Computational studies on Mn(iii)-catalyzed cyclopropanols: a case of Mn(iii)-based metalloradical catalysis involving an α-Mn(ii)-bound-alkyl radical key intermediate†

Abstract

Controlling the reactivity of radicals has long posed a significant challenge in the field of radical chemistry. A groundbreaking strategy to address this challenge involves the use of metal-entangled organic radicals via metalloradical catalysis (MRC). Despite achievements in this domain, the substrates capable of generating metal-bound radical species have predominantly been of an oxidative nature, with scarce reports on reductive substrates. Herein, using DFT calculations, we present a novel finding: a reducing substrate, cyclopropanol, capable of generating metal-bound radicals via a Mn(acac)₃ catalyst. Through detailed mechanistic exploration, we have determined that the free radical mechanism proposed in Mn(III)-catalyzed cyclopropanol reactions is energetically unfavorable, while the metal-bound radical mechanism can proceed smoothly at room temperature. Notably, the Mn(II)-bound carbene radical intermediate generated from cyclopropanol holds substantial potential for rational control over the diversity of radical reactions. Furthermore, the presence of metal-bound radical intermediates offers significant feasibility for designing stereoselective products by introducing auxiliary ligands in reactions involving cyclopropanols.
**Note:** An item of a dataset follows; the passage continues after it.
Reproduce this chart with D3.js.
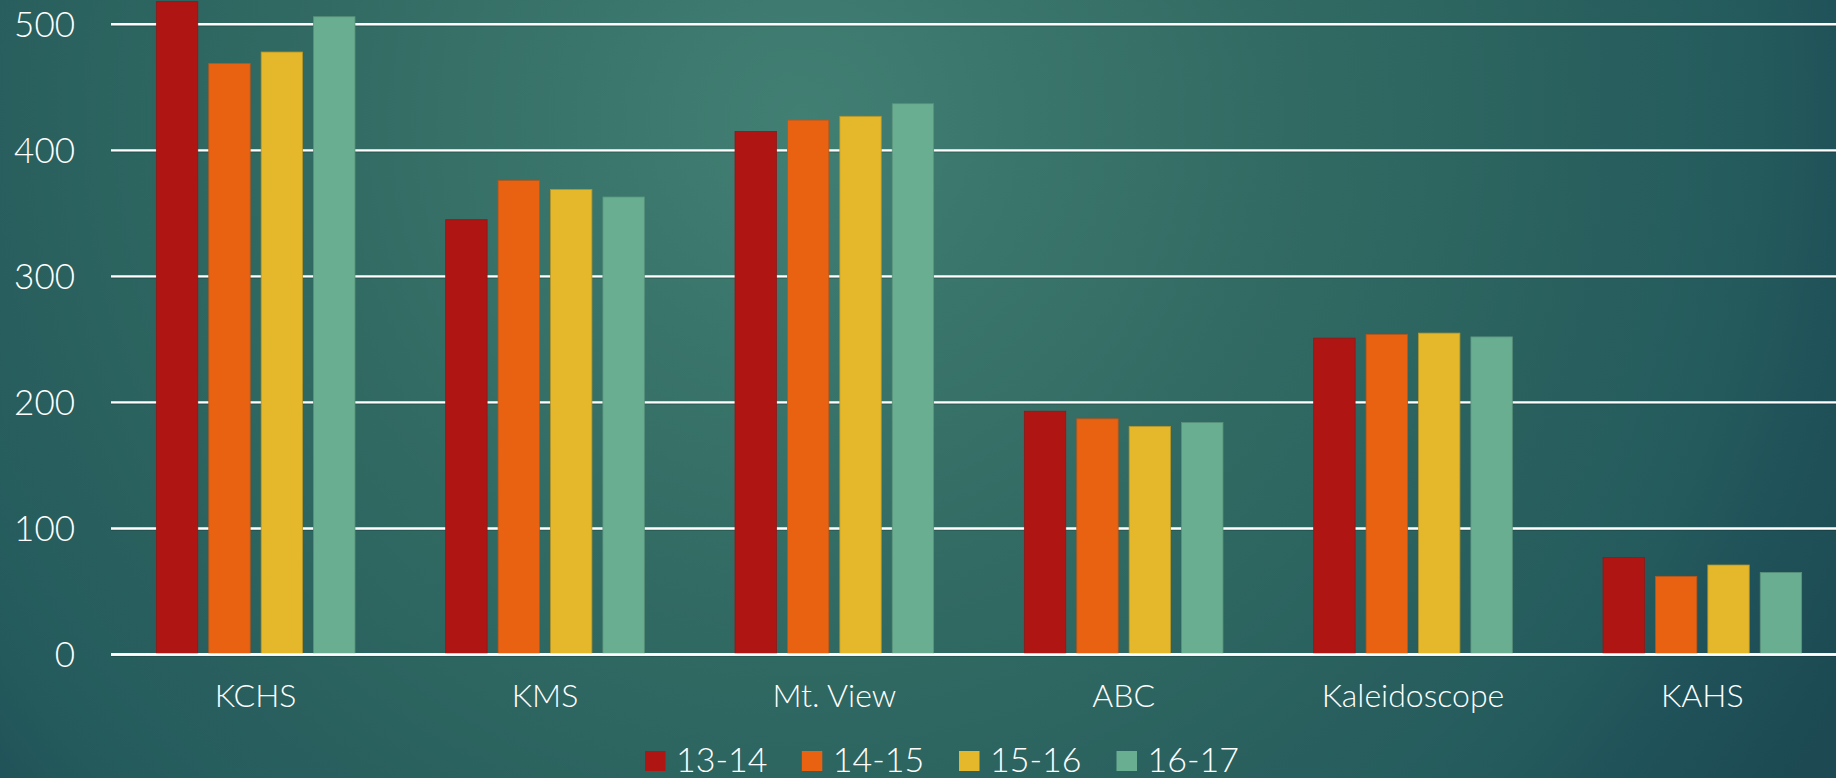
<!DOCTYPE html>
<html>
<head>
<meta charset="utf-8">
<script src="https://cdn.jsdelivr.net/npm/d3@7"></script>
<style>
  html, body { margin: 0; padding: 0; background: #1f4e56; }
  svg { display: block; }
  text { font-family: Lato, "Open Sans", "DejaVu Sans", sans-serif; fill: #ffffff; }
</style>
</head>
<body>
<svg id="chart" width="1836" height="778"></svg>
<script>
const categories = ["KCHS", "KMS", "Mt. View", "ABC", "Kaleidoscope", "KAHS"];
const seriesNames = ["13-14", "14-15", "15-16", "16-17"];
const values1314 = [518, 345, 415, 193, 251, 77];
const values1415 = [469, 376, 424, 187, 254, 62];
const values1516 = [478, 369, 427, 181, 255, 71];
const values1617 = [506, 363, 437, 184, 252, 65];
const yTicks = [0, 100, 200, 300, 400, 500];
const colors = ["#AF1513", "#E86212", "#E5B72A", "#6AAE91"];
const strokes = ["#8e1a18", "#b8561a", "#b6952a", "#5a937c"];

const seriesValues = [values1314, values1415, values1516, values1617];
const data = categories.map((c, i) => ({
  cat: c,
  vals: seriesNames.map((s, j) => ({ key: s, value: seriesValues[j][i], idx: j }))
}));

const W = 1836, H = 778;
const svg = d3.select("#chart");

// background radial gradient
const defs = svg.append("defs");
const grad = defs.append("radialGradient")
  .attr("id", "bg").attr("gradientUnits", "userSpaceOnUse")
  .attr("cx", 800).attr("cy", 120).attr("r", 1200);
[[0, "#427f73"], [0.39, "#326b63"], [0.8, "#245a5c"], [0.87, "#205259"], [1, "#1c4952"]].forEach(([o, c]) =>
  grad.append("stop").attr("offset", o).attr("stop-color", c));
svg.append("rect").attr("width", W).attr("height", H).attr("fill", "url(#bg)");

const plotLeft = 111, plotRight = 1847;
const x0 = d3.scaleBand().domain(categories).range([plotLeft, plotRight])
  .paddingInner(0.3135).paddingOuter(0.3135 / 2);
const x1 = d3.scaleBand().domain(seriesNames).range([0, x0.bandwidth()]).paddingInner(0.21);
const y = d3.scaleLinear().domain([0, 500]).range([654.5, 24.3]);

// gridlines
const grid = svg.append("g");
grid.selectAll("line.g").data(yTicks).join("line")
  .attr("x1", plotLeft).attr("x2", plotRight)
  .attr("y1", d => y(d)).attr("y2", d => y(d))
  .attr("stroke", "#ffffff").attr("stroke-width", 2.4);
grid.selectAll("line.s").data(yTicks).join("line")
  .attr("x1", plotLeft).attr("x2", plotRight)
  .attr("y1", d => y(d) + 2).attr("y2", d => y(d) + 2)
  .attr("stroke", "#000000").attr("stroke-opacity", 0.15).attr("stroke-width", 1);

// y axis labels
const yAxis = d3.axisLeft(y).tickValues(yTicks).tickSize(0).tickPadding(0);
const yg = svg.append("g").attr("transform", "translate(75,0)").call(yAxis);
yg.select(".domain").remove();
yg.selectAll("text").attr("font-size", 35).attr("fill", "#ffffff")
  .style("font-family", "Lato, 'Open Sans', sans-serif").attr("font-weight", 300)
  .attr("dy", "0.35em");

// bars
const groups = svg.append("g").selectAll("g").data(data).join("g")
  .attr("transform", d => `translate(${x0(d.cat)},0)`);
groups.selectAll("rect").data(d => d.vals).join("rect")
  .attr("x", d => x1(d.key))
  .attr("width", x1.bandwidth())
  .attr("y", d => y(d.value))
  .attr("height", d => y(0) - y(d.value))
  .attr("fill", d => colors[d.idx])
  .attr("stroke", d => strokes[d.idx]).attr("stroke-width", 0.8);

// zero line on top
svg.append("line").attr("x1", plotLeft).attr("x2", plotRight)
  .attr("y1", y(0)).attr("y2", y(0)).attr("stroke", "#ffffff").attr("stroke-width", 2.4);

// x axis labels
const xAxis = d3.axisBottom(x0).tickSize(0).tickPadding(0);
const xg = svg.append("g").attr("transform", "translate(0,707)").call(xAxis);
xg.select(".domain").remove();
xg.selectAll("text").attr("font-size", 32).attr("fill", "#ffffff")
  .style("font-family", "Lato, 'Open Sans', sans-serif").attr("font-weight", 300)
  .attr("dy", 0).attr("y", 0);

// legend
const legendX = [645, 801.8, 959, 1116.5];
const leg = svg.append("g").selectAll("g").data(seriesNames).join("g")
  .attr("transform", (d, i) => `translate(${legendX[i]},751)`);
leg.append("rect").attr("width", 20.5).attr("height", 20).attr("fill", (d, i) => colors[i]);
leg.append("text").attr("x", 31).attr("y", 20.5).attr("font-size", 34).attr("font-weight", 300)
  .text(d => d);
</script>
</body>
</html>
This discovery highlights the potential of reducing substrates in metal-catalyzed radical reactions and unlocks new prospects for the development of redox-neutral radical catalytic processes. The ability to form well-defined metal-bound radicals from cyclopropanol not only expands the scope of substrates available for such transformations but also paves the way for advanced applications in stereoselective synthesis, leveraging the unique properties of metal coordination environments.